Q: Is that why he cries when she makes him eggs?
Philip: Yeah, because it’s a very loving gesture I think.
Q: That was a great scene.
Philip: Yeah, it’s a nice piece of work, of storytelling.

Q: When you’re reading a script, how quickly do you know ‘I have to play this part’? Are you just a few pages in sometimes or do you have to finish it off and then ..?
Philip: Not a few pages in. Because the scripts that you read, in the first 10 pages you go, ‘Wow that’s really good’ and then by page 50 you’re like ‘Whooaaa. Wait. Nope.’ That happens. So it’s good to read the whole thing. That’s a plus. That’s a good thing to do. And then even then you might know you want to play it but the older you get, there’s a lot of things that go into the decisions you make.
Q: Have you ever said yes to a project without having read the script just because of the director?
Philip: Yeah. A couple times. Like with Paul (Newman?) I probably did that.

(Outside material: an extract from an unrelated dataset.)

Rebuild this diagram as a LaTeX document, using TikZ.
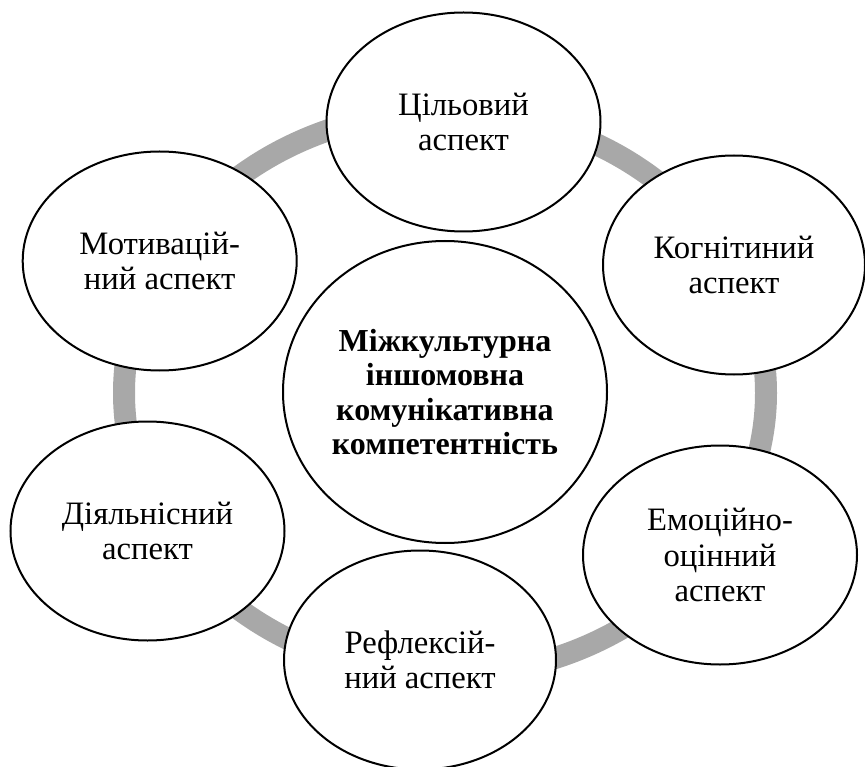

Q: Does that usually work out?
Philip: Yeah, it works out. Yeah. I’m telling you about times when I did that obviously because it didn’t matter if it did or didn’t. I did it because I obviously think the person is extraordinarily talented and I’m also friends with them or something. But if I don’t know, even if the person is really talented but I don’t know them at all, I would never do that. It’s the idea of knowing somebody mixed with their talent. When you’re really close with somebody and they’re talented and they say, “Would you do this film with me?,” you go “Yeah. Why would I not do that with you? Of course I would.” But that’s the only time I would ever do that.